→ **Short task**
Word for word, give the material below again, minus any images.

→ **Data excerpt**
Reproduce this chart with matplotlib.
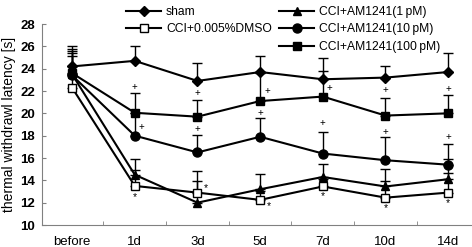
import matplotlib
matplotlib.use('Agg')
import matplotlib.pyplot as plt
import numpy as np

plt.rcParams['font.family'] = ['Liberation Sans', 'DejaVu Sans']

# Data
days = ['before', '1d', '3d', '5d', '7d', '10d', '14d']

sham = [24.2, 24.7, 22.9, 23.7, 23.05, 23.2, 23.7]
sham_err = [1.8, 1.35, 1.6, 1.4, 1.95, 1.0, 1.7]

dmso = [22.3, 13.5, 12.9, 12.25, 13.45, 12.45, 12.9]
dmso_err = [2.8, 1.4, 1.0, 0.8, 0.7, 1.45, 1.8]

am1 = [23.5, 14.5, 12.0, 13.2, 14.3, 13.45, 14.1]
am1_err = [1.9, 1.4, 2.8, 1.4, 1.2, 1.55, 1.8]

am10 = [23.4, 18.0, 16.5, 17.9, 16.4, 15.8, 15.4]
am10_err = [2.2, 2.0, 1.56, 1.65, 1.9, 2.1, 1.85]

am100 = [23.6, 20.05, 19.7, 21.1, 21.5, 19.8, 20.0]
am100_err = [2.2, 1.8, 1.5, 2.5, 2.3, 1.6, 1.6]

# significance marks: (category index, y value)
plus_100 = [(1, 22.4), (2, 21.8), (3, 22.0), (4, 22.3), (5, 22.1), (6, 22.2)]
plus_10 = [(1, 18.8), (2, 18.6), (3, 20.0), (4, 19.1), (5, 18.35), (6, 17.85)]
star_dmso = [(1, 12.5), (2, 13.3), (3, 11.7), (4, 12.6), (5, 11.5), (6, 11.95)]

fig = plt.figure(figsize=(4.72, 2.47), dpi=100)
ax = fig.add_axes([42/472, 22/247, 1 - 42/472, 201/247])

x = np.arange(len(days))
grey = '#808080'

def series(y, err, marker, ms, label, face='black'):
  ax.errorbar(x, y, yerr=[np.zeros(len(err)), err], color='black', lw=1.5,
              marker=marker, ms=ms, mfc=face, mec='black', mew=1.0,
              elinewidth=1.0, capsize=3.5, capthick=1.0, label=label)

series(sham, sham_err, 'D', 5.0, 'sham')
series(dmso, dmso_err, 's', 5.5, 'CCI+0.005%DMSO', face='white')
series(am1, am1_err, '^', 6.0, 'CCI+AM1241(1\u2009pM)')
series(am10, am10_err, 'o', 6.5, 'CCI+AM1241(10\u2009pM)')
series(am100, am100_err, 's', 6.2, 'CCI+AM1241(100\u2009pM)')

for i, v in plus_100:
  dx = 0.11 if i in (3, 4) else 0.0
  ax.text(i + dx, v, '+', fontsize=7, ha='center', va='center')
for i, v in plus_10:
  dx = 0.1 if i == 1 else 0.0
  ax.text(i + dx, v, '+', fontsize=7, ha='center', va='center')
for i, v in star_dmso:
  dx = 0.14 if i in (2, 3) else 0.0
  ax.text(i + dx, v, '*', fontsize=7.5, ha='center', va='center')

ax.set_xlim(-0.48, 6.38)
ax.set_ylim(10, 28)
ax.set_yticks(np.arange(10, 29, 2))
ax.set_xticks(x)
ax.set_xticklabels(days, fontsize=9.5)
ax.set_xticks(np.arange(0.5, 6, 1), minor=True)
ax.tick_params(axis='x', which='major', length=0, pad=8)
ax.tick_params(axis='x', which='minor', direction='in', length=3, color=grey)
ax.tick_params(axis='y', direction='in', length=3, color=grey, labelsize=9.5, pad=5)
for t in ax.get_yticklabels():
  t.set_fontweight('bold')

for s in ['top', 'right']:
  ax.spines[s].set_visible(False)
for s in ['left', 'bottom']:
  ax.spines[s].set_color(grey)
  ax.spines[s].set_linewidth(0.8)

ax.set_ylabel('thermal withdrawl latency [s]', fontsize=10, labelpad=3)

handles, labels = ax.get_legend_handles_labels()
handles = [h[0] for h in handles]
leg_kw = dict(loc='upper left', frameon=False, fontsize=8.7, borderpad=0.0,
              handlelength=2.9, handletextpad=0.4, labelspacing=0.45)
fig.legend(handles[:2], labels[:2], bbox_to_anchor=(120/472, 1.0), **leg_kw)
fig.legend(handles[2:], labels[2:], bbox_to_anchor=(273/472, 1.0), **leg_kw)

fig.savefig('out.png', dpi=100)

→ **Finished exercise**
Reproduce this chart with matplotlib.
import matplotlib
matplotlib.use('Agg')
import matplotlib.pyplot as plt
import numpy as np

plt.rcParams['font.family'] = ['Liberation Sans', 'DejaVu Sans']

# Data
days = ['before', '1d', '3d', '5d', '7d', '10d', '14d']

sham = [24.2, 24.7, 22.9, 23.7, 23.05, 23.2, 23.7]
sham_err = [1.8, 1.35, 1.6, 1.4, 1.95, 1.0, 1.7]

dmso = [22.3, 13.5, 12.9, 12.25, 13.45, 12.45, 12.9]
dmso_err = [2.8, 1.4, 1.0, 0.8, 0.7, 1.45, 1.8]

am1 = [23.5, 14.5, 12.0, 13.2, 14.3, 13.45, 14.1]
am1_err = [1.9, 1.4, 2.8, 1.4, 1.2, 1.55, 1.8]

am10 = [23.4, 18.0, 16.5, 17.9, 16.4, 15.8, 15.4]
am10_err = [2.2, 2.0, 1.56, 1.65, 1.9, 2.1, 1.85]

am100 = [23.6, 20.05, 19.7, 21.1, 21.5, 19.8, 20.0]
am100_err = [2.2, 1.8, 1.5, 2.5, 2.3, 1.6, 1.6]

# significance marks: (category index, y value)
plus_100 = [(1, 22.4), (2, 21.8), (3, 22.0), (4, 22.3), (5, 22.1), (6, 22.2)]
plus_10 = [(1, 18.8), (2, 18.6), (3, 20.0), (4, 19.1), (5, 18.35), (6, 17.85)]
star_dmso = [(1, 12.5), (2, 13.3), (3, 11.7), (4, 12.6), (5, 11.5), (6, 11.95)]

fig = plt.figure(figsize=(4.72, 2.47), dpi=100)
ax = fig.add_axes([42/472, 22/247, 1 - 42/472, 201/247])

x = np.arange(len(days))
grey = '#808080'

def series(y, err, marker, ms, label, face='black'):
  ax.errorbar(x, y, yerr=[np.zeros(len(err)), err], color='black', lw=1.5,
              marker=marker, ms=ms, mfc=face, mec='black', mew=1.0,
              elinewidth=1.0, capsize=3.5, capthick=1.0, label=label)

series(sham, sham_err, 'D', 5.0, 'sham')
series(dmso, dmso_err, 's', 5.5, 'CCI+0.005%DMSO', face='white')
series(am1, am1_err, '^', 6.0, 'CCI+AM1241(1\u2009pM)')
series(am10, am10_err, 'o', 6.5, 'CCI+AM1241(10\u2009pM)')
series(am100, am100_err, 's', 6.2, 'CCI+AM1241(100\u2009pM)')

for i, v in plus_100:
  dx = 0.11 if i in (3, 4) else 0.0
  ax.text(i + dx, v, '+', fontsize=7, ha='center', va='center')
for i, v in plus_10:
  dx = 0.1 if i == 1 else 0.0
  ax.text(i + dx, v, '+', fontsize=7, ha='center', va='center')
for i, v in star_dmso:
  dx = 0.14 if i in (2, 3) else 0.0
  ax.text(i + dx, v, '*', fontsize=7.5, ha='center', va='center')

ax.set_xlim(-0.48, 6.38)
ax.set_ylim(10, 28)
ax.set_yticks(np.arange(10, 29, 2))
ax.set_xticks(x)
ax.set_xticklabels(days, fontsize=9.5)
ax.set_xticks(np.arange(0.5, 6, 1), minor=True)
ax.tick_params(axis='x', which='major', length=0, pad=8)
ax.tick_params(axis='x', which='minor', direction='in', length=3, color=grey)
ax.tick_params(axis='y', direction='in', length=3, color=grey, labelsize=9.5, pad=5)
for t in ax.get_yticklabels():
  t.set_fontweight('bold')

for s in ['top', 'right']:
  ax.spines[s].set_visible(False)
for s in ['left', 'bottom']:
  ax.spines[s].set_color(grey)
  ax.spines[s].set_linewidth(0.8)

ax.set_ylabel('thermal withdrawl latency [s]', fontsize=10, labelpad=3)

handles, labels = ax.get_legend_handles_labels()
handles = [h[0] for h in handles]
leg_kw = dict(loc='upper left', frameon=False, fontsize=8.7, borderpad=0.0,
              handlelength=2.9, handletextpad=0.4, labelspacing=0.45)
fig.legend(handles[:2], labels[:2], bbox_to_anchor=(120/472, 1.0), **leg_kw)
fig.legend(handles[2:], labels[2:], bbox_to_anchor=(273/472, 1.0), **leg_kw)

fig.savefig('out.png', dpi=100)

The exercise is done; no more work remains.